Chuanzi Kate Huang, Somewhere Only We Know II, 2020
Acrylic on wood, mirror, screw, nylon cord
At the same time, in Somewhere Only We Know II, in addition to the main structure, three components allow the viewer to move on their own. They are a hollow box, a solid box, and a rectangle with a painted mirror. Viewers can place them at specific angles according to their own perspectives. The purpose of placing can be to extend the visual length of a certain line, to adjust the density and size contrast of the structure in space, to introduce a green space in the air by using a mirror surface, to add random brushstrokes to the straight rectangle, or to enhance the mirror reflection in the sun. As colors and shapes are moved by the viewer, deliberate and coincidental are created by the viewer, and the narratives of the work are also written by the viewer.
Conclusion
In this article, I established expanded painting as the coordinate of enquiry. Through an overview of the development premise and historical context of expanded painting, combining my experience and taking the work Somewhere Only We Know as an example, the article finds that as an art that takes place in space and specific sites, the process of narration is always inseparable from human vision. The key to determining the viewing result of the painting has shifted from the content and form of the image to the experience people get in the space. In order to make the narrative continue into the space without the specific storyline, artists made conceptual changes in the painting language through the selection of materials and installation methods. Through the transformation of objects and the natural environment with bright colours, the objects have meaning and aesthetic value beyond their own, allowing the viewer to gain more experience beyond the habitual experience of flat painting in the past.
The spatial narrative of the expanded painting is based on the relationship among the artist, the work, the space, and the viewer. These four elements are indispensable. The artist is the writer, the work is the article, the space is the carrier of the narrative, and the viewer is the reader and narrator of the event. There are a thousand Hamlets in the eyes of a thousand people, which leaves the works with multiple open endings.

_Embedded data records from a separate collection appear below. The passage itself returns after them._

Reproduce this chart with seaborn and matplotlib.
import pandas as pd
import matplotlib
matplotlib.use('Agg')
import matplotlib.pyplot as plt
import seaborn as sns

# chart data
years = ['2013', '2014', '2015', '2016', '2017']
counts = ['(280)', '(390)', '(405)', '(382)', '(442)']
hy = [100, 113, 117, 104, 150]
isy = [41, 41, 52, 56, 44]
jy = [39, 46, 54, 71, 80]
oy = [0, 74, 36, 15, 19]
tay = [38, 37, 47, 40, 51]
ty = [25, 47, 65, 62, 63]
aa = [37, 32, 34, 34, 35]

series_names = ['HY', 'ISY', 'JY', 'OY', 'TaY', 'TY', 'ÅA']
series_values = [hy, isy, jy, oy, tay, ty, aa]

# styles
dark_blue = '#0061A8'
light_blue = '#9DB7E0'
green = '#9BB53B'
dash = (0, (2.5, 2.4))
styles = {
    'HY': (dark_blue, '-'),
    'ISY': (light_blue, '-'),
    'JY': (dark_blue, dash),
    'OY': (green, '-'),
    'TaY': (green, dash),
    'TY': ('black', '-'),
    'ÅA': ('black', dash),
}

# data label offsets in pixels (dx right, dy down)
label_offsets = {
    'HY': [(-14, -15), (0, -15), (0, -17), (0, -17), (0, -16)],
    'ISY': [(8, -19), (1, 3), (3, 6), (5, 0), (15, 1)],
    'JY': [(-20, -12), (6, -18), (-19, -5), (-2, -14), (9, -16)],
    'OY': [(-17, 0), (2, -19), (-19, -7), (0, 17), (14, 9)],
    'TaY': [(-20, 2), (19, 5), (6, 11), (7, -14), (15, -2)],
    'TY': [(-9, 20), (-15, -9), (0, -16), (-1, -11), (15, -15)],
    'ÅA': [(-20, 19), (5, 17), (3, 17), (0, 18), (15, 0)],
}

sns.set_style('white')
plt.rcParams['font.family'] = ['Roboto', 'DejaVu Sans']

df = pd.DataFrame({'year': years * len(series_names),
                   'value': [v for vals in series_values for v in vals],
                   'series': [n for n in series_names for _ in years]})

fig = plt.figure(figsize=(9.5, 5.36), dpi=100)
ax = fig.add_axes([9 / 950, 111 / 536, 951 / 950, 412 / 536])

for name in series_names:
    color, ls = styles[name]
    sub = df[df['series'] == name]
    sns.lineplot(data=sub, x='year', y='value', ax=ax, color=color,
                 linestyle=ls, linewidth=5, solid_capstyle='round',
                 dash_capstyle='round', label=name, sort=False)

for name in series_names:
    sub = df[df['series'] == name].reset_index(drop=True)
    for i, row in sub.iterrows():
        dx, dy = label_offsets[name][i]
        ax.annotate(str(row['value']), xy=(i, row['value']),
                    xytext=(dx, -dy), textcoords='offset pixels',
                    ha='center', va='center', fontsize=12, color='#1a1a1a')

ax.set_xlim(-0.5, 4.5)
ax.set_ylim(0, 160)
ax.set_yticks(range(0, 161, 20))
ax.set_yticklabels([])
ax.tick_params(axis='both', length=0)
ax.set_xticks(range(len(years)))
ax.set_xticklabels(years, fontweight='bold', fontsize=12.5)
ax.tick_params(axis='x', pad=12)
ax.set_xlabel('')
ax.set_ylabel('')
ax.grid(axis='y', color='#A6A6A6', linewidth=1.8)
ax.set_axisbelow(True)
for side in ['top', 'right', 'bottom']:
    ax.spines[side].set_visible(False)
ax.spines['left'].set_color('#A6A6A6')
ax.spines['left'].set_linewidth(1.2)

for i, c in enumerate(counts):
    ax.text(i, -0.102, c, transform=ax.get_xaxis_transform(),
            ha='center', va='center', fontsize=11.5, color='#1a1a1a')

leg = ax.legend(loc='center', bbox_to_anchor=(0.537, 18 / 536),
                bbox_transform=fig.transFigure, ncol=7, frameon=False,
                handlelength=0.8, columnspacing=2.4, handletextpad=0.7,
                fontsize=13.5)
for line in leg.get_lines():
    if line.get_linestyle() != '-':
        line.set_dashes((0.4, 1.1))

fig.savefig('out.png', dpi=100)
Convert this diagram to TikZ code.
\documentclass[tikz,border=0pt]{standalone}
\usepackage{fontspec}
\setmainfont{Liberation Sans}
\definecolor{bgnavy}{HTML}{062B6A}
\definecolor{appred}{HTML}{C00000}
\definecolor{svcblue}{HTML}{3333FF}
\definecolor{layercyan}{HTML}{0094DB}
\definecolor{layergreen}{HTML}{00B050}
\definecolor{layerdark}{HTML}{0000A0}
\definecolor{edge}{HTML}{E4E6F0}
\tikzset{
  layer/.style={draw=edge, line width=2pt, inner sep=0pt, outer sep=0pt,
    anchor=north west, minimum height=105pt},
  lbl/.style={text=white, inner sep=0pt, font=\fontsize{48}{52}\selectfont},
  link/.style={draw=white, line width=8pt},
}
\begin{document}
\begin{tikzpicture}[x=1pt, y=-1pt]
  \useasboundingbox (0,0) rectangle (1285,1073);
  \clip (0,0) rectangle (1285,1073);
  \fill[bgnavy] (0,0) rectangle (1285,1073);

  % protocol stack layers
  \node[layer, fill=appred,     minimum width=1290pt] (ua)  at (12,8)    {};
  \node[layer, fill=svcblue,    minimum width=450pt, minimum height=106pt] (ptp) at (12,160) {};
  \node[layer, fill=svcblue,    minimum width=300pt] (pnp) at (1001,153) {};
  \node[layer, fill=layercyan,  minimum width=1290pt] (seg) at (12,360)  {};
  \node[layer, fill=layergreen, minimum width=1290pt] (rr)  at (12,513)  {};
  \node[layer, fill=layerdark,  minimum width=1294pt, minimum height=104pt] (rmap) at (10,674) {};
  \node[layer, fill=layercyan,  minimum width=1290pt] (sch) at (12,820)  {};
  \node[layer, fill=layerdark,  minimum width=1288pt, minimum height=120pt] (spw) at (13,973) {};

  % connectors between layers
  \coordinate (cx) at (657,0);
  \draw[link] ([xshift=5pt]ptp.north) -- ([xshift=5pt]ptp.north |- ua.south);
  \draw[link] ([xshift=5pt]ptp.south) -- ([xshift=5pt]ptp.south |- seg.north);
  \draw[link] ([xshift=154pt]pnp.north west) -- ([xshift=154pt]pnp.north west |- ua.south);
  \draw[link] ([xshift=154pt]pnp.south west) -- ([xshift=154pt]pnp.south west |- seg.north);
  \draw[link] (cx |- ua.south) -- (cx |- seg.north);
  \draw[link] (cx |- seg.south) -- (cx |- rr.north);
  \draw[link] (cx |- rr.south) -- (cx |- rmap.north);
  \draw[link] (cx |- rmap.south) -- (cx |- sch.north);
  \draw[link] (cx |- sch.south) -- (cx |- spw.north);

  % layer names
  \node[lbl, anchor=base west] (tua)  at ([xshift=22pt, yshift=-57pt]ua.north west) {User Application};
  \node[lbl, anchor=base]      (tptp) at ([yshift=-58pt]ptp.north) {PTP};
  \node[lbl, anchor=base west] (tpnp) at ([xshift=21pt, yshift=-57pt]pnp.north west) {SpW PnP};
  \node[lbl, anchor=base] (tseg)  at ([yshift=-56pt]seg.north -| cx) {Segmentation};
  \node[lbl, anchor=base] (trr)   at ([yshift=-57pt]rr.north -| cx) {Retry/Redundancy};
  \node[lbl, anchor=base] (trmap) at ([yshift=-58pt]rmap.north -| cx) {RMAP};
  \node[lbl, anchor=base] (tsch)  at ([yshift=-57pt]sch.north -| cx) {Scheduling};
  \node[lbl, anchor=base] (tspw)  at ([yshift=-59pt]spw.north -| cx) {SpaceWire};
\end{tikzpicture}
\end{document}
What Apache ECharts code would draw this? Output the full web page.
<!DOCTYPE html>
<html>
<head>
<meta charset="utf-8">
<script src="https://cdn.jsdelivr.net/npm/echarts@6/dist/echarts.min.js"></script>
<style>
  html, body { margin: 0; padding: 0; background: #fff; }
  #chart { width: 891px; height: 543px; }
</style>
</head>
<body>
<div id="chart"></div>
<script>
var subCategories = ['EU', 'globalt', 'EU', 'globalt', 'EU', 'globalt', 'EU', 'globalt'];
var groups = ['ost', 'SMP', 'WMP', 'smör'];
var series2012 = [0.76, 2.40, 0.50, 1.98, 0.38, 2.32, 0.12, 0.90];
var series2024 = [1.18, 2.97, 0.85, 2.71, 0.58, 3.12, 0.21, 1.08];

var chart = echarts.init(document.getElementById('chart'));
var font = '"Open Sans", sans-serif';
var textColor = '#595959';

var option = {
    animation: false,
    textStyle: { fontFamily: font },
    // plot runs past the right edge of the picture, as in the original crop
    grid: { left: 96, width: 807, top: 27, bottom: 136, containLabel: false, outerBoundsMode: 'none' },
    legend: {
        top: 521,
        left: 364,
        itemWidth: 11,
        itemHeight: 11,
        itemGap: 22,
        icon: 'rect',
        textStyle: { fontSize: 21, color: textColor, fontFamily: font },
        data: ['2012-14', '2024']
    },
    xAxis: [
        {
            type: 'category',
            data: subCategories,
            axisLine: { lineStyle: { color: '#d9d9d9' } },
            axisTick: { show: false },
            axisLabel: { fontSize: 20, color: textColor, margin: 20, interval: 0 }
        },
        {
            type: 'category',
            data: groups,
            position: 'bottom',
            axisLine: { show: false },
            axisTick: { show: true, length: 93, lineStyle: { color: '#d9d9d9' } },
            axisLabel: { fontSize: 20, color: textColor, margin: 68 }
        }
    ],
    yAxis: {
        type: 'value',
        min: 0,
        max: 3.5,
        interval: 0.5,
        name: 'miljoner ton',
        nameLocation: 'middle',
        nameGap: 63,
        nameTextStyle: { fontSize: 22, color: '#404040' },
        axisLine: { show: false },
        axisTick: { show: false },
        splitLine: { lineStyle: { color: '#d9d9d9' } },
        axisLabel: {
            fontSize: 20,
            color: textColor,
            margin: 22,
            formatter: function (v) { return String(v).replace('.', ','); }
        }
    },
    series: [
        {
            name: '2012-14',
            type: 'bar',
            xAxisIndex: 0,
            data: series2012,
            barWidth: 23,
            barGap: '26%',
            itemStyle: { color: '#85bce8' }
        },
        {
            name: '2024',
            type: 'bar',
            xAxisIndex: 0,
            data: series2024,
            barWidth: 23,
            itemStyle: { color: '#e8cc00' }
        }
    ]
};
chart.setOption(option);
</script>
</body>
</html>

As "an art developed from art", expanded painting is the result of homeopathy. It not only needs to retain the characteristics of the painting itself, but also express its essence of overcoming its own development tendency - the two do not always live in harmony, and even sometimes contradict each other. In the context of contemporary art, form and content, image and representation are always shifting back and forth between distortion and revival, and prejudice and error recur in nonstandard definitions. It is difficult for us to say which definition is more accurate, and this is also an aspect that we need to continue thinking about contemporary installation art. To be sure, expanded painting is not a general concept, nor is it an art that must be accompanied by all the characteristics of installation art, "installation for installation's sake". It has its sincere and unique vitality, and it welcomes the viewer to return to the most authentic visual experience of art.